◆ **Exercise objective**:
All lines below must be repeated exactly, with the pictures omitted.

◆ **Data block**:

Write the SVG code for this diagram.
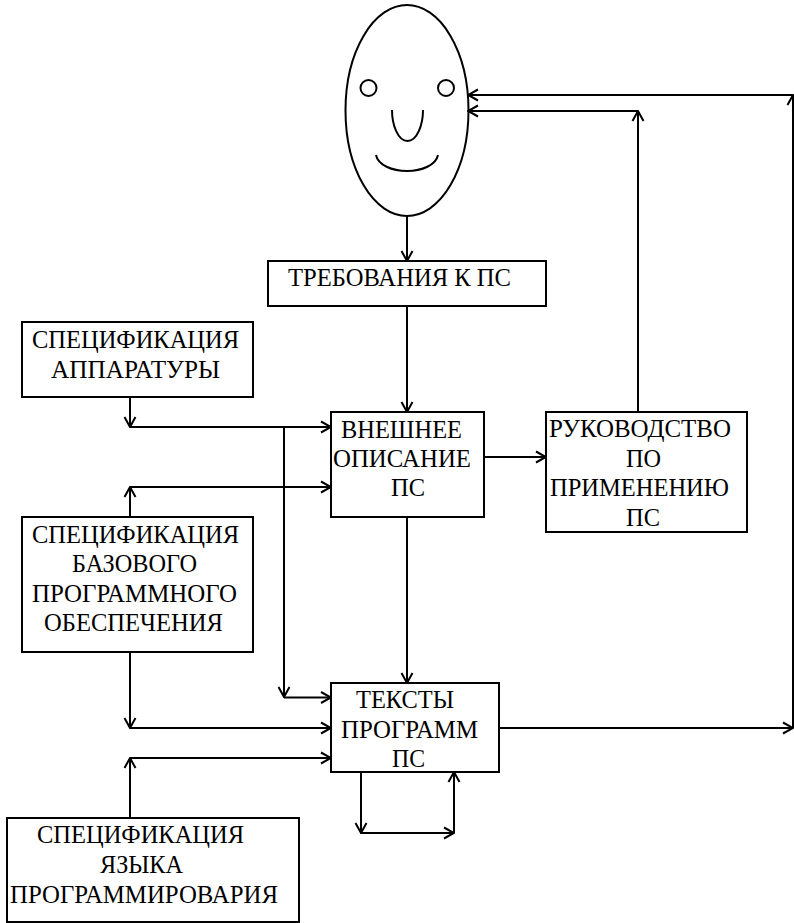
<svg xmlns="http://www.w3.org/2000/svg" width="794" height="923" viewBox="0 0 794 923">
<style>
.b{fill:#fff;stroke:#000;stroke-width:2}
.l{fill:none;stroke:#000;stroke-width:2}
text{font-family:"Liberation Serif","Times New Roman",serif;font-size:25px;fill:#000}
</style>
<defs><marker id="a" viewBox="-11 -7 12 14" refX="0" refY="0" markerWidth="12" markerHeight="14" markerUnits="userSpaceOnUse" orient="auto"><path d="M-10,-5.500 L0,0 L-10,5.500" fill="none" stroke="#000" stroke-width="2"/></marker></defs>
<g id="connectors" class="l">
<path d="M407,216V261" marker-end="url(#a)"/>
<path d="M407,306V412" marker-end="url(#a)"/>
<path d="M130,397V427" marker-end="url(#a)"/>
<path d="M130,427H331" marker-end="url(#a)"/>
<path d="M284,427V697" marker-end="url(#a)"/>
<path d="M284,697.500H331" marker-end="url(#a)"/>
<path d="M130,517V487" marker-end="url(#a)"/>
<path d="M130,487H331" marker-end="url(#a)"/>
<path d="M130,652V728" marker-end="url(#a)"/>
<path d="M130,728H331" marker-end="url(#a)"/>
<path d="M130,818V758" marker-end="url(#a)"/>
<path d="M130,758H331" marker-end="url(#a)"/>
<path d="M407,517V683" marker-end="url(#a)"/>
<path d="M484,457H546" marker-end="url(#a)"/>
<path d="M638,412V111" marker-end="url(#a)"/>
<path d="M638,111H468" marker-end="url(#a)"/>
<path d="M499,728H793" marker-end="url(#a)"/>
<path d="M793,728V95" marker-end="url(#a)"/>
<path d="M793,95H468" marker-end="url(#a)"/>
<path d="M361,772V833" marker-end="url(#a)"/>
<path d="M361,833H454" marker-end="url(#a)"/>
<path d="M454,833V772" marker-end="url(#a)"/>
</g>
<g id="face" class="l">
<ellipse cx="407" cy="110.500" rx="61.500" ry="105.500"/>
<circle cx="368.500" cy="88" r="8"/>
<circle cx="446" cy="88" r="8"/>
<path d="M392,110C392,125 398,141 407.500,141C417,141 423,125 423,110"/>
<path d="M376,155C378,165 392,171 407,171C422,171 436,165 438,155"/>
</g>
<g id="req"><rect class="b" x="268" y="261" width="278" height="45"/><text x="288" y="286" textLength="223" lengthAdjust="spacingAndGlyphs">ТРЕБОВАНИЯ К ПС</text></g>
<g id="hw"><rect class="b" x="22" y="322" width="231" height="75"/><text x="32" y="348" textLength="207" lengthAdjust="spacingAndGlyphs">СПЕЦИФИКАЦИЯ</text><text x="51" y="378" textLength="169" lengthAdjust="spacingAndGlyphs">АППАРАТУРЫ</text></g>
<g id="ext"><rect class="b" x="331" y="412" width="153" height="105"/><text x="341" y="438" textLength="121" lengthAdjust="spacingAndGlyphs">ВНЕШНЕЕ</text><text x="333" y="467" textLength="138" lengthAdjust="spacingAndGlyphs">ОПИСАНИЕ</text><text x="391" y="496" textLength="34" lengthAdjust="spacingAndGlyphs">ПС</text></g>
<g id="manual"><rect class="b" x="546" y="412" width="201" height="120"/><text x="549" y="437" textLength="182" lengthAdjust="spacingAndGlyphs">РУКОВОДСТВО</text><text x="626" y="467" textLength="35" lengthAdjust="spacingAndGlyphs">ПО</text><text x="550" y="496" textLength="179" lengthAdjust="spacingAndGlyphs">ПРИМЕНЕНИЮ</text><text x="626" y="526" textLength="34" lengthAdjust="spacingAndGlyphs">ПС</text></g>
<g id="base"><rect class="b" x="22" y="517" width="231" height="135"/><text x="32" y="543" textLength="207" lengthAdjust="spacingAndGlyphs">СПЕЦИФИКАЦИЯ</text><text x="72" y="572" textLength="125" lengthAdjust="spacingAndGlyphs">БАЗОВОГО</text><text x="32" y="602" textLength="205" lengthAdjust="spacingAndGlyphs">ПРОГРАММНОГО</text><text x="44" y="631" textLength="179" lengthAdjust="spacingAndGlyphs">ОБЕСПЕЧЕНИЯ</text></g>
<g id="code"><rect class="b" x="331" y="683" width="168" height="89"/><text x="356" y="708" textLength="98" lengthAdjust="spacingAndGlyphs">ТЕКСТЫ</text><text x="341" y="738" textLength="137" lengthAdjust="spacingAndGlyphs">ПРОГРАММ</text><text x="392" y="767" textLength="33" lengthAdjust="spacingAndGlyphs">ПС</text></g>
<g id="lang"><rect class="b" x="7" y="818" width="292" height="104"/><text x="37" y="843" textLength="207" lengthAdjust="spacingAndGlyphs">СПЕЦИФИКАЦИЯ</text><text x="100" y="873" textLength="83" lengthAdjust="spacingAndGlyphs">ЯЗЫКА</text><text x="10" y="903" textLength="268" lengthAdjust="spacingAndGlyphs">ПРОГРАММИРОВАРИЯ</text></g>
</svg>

◆ **Correct output**:
Write the SVG code for this diagram.
<svg xmlns="http://www.w3.org/2000/svg" width="794" height="923" viewBox="0 0 794 923">
<style>
.b{fill:#fff;stroke:#000;stroke-width:2}
.l{fill:none;stroke:#000;stroke-width:2}
text{font-family:"Liberation Serif","Times New Roman",serif;font-size:25px;fill:#000}
</style>
<defs><marker id="a" viewBox="-11 -7 12 14" refX="0" refY="0" markerWidth="12" markerHeight="14" markerUnits="userSpaceOnUse" orient="auto"><path d="M-10,-5.500 L0,0 L-10,5.500" fill="none" stroke="#000" stroke-width="2"/></marker></defs>
<g id="connectors" class="l">
<path d="M407,216V261" marker-end="url(#a)"/>
<path d="M407,306V412" marker-end="url(#a)"/>
<path d="M130,397V427" marker-end="url(#a)"/>
<path d="M130,427H331" marker-end="url(#a)"/>
<path d="M284,427V697" marker-end="url(#a)"/>
<path d="M284,697.500H331" marker-end="url(#a)"/>
<path d="M130,517V487" marker-end="url(#a)"/>
<path d="M130,487H331" marker-end="url(#a)"/>
<path d="M130,652V728" marker-end="url(#a)"/>
<path d="M130,728H331" marker-end="url(#a)"/>
<path d="M130,818V758" marker-end="url(#a)"/>
<path d="M130,758H331" marker-end="url(#a)"/>
<path d="M407,517V683" marker-end="url(#a)"/>
<path d="M484,457H546" marker-end="url(#a)"/>
<path d="M638,412V111" marker-end="url(#a)"/>
<path d="M638,111H468" marker-end="url(#a)"/>
<path d="M499,728H793" marker-end="url(#a)"/>
<path d="M793,728V95" marker-end="url(#a)"/>
<path d="M793,95H468" marker-end="url(#a)"/>
<path d="M361,772V833" marker-end="url(#a)"/>
<path d="M361,833H454" marker-end="url(#a)"/>
<path d="M454,833V772" marker-end="url(#a)"/>
</g>
<g id="face" class="l">
<ellipse cx="407" cy="110.500" rx="61.500" ry="105.500"/>
<circle cx="368.500" cy="88" r="8"/>
<circle cx="446" cy="88" r="8"/>
<path d="M392,110C392,125 398,141 407.500,141C417,141 423,125 423,110"/>
<path d="M376,155C378,165 392,171 407,171C422,171 436,165 438,155"/>
</g>
<g id="req"><rect class="b" x="268" y="261" width="278" height="45"/><text x="288" y="286" textLength="223" lengthAdjust="spacingAndGlyphs">ТРЕБОВАНИЯ К ПС</text></g>
<g id="hw"><rect class="b" x="22" y="322" width="231" height="75"/><text x="32" y="348" textLength="207" lengthAdjust="spacingAndGlyphs">СПЕЦИФИКАЦИЯ</text><text x="51" y="378" textLength="169" lengthAdjust="spacingAndGlyphs">АППАРАТУРЫ</text></g>
<g id="ext"><rect class="b" x="331" y="412" width="153" height="105"/><text x="341" y="438" textLength="121" lengthAdjust="spacingAndGlyphs">ВНЕШНЕЕ</text><text x="333" y="467" textLength="138" lengthAdjust="spacingAndGlyphs">ОПИСАНИЕ</text><text x="391" y="496" textLength="34" lengthAdjust="spacingAndGlyphs">ПС</text></g>
<g id="manual"><rect class="b" x="546" y="412" width="201" height="120"/><text x="549" y="437" textLength="182" lengthAdjust="spacingAndGlyphs">РУКОВОДСТВО</text><text x="626" y="467" textLength="35" lengthAdjust="spacingAndGlyphs">ПО</text><text x="550" y="496" textLength="179" lengthAdjust="spacingAndGlyphs">ПРИМЕНЕНИЮ</text><text x="626" y="526" textLength="34" lengthAdjust="spacingAndGlyphs">ПС</text></g>
<g id="base"><rect class="b" x="22" y="517" width="231" height="135"/><text x="32" y="543" textLength="207" lengthAdjust="spacingAndGlyphs">СПЕЦИФИКАЦИЯ</text><text x="72" y="572" textLength="125" lengthAdjust="spacingAndGlyphs">БАЗОВОГО</text><text x="32" y="602" textLength="205" lengthAdjust="spacingAndGlyphs">ПРОГРАММНОГО</text><text x="44" y="631" textLength="179" lengthAdjust="spacingAndGlyphs">ОБЕСПЕЧЕНИЯ</text></g>
<g id="code"><rect class="b" x="331" y="683" width="168" height="89"/><text x="356" y="708" textLength="98" lengthAdjust="spacingAndGlyphs">ТЕКСТЫ</text><text x="341" y="738" textLength="137" lengthAdjust="spacingAndGlyphs">ПРОГРАММ</text><text x="392" y="767" textLength="33" lengthAdjust="spacingAndGlyphs">ПС</text></g>
<g id="lang"><rect class="b" x="7" y="818" width="292" height="104"/><text x="37" y="843" textLength="207" lengthAdjust="spacingAndGlyphs">СПЕЦИФИКАЦИЯ</text><text x="100" y="873" textLength="83" lengthAdjust="spacingAndGlyphs">ЯЗЫКА</text><text x="10" y="903" textLength="268" lengthAdjust="spacingAndGlyphs">ПРОГРАММИРОВАРИЯ</text></g>
</svg>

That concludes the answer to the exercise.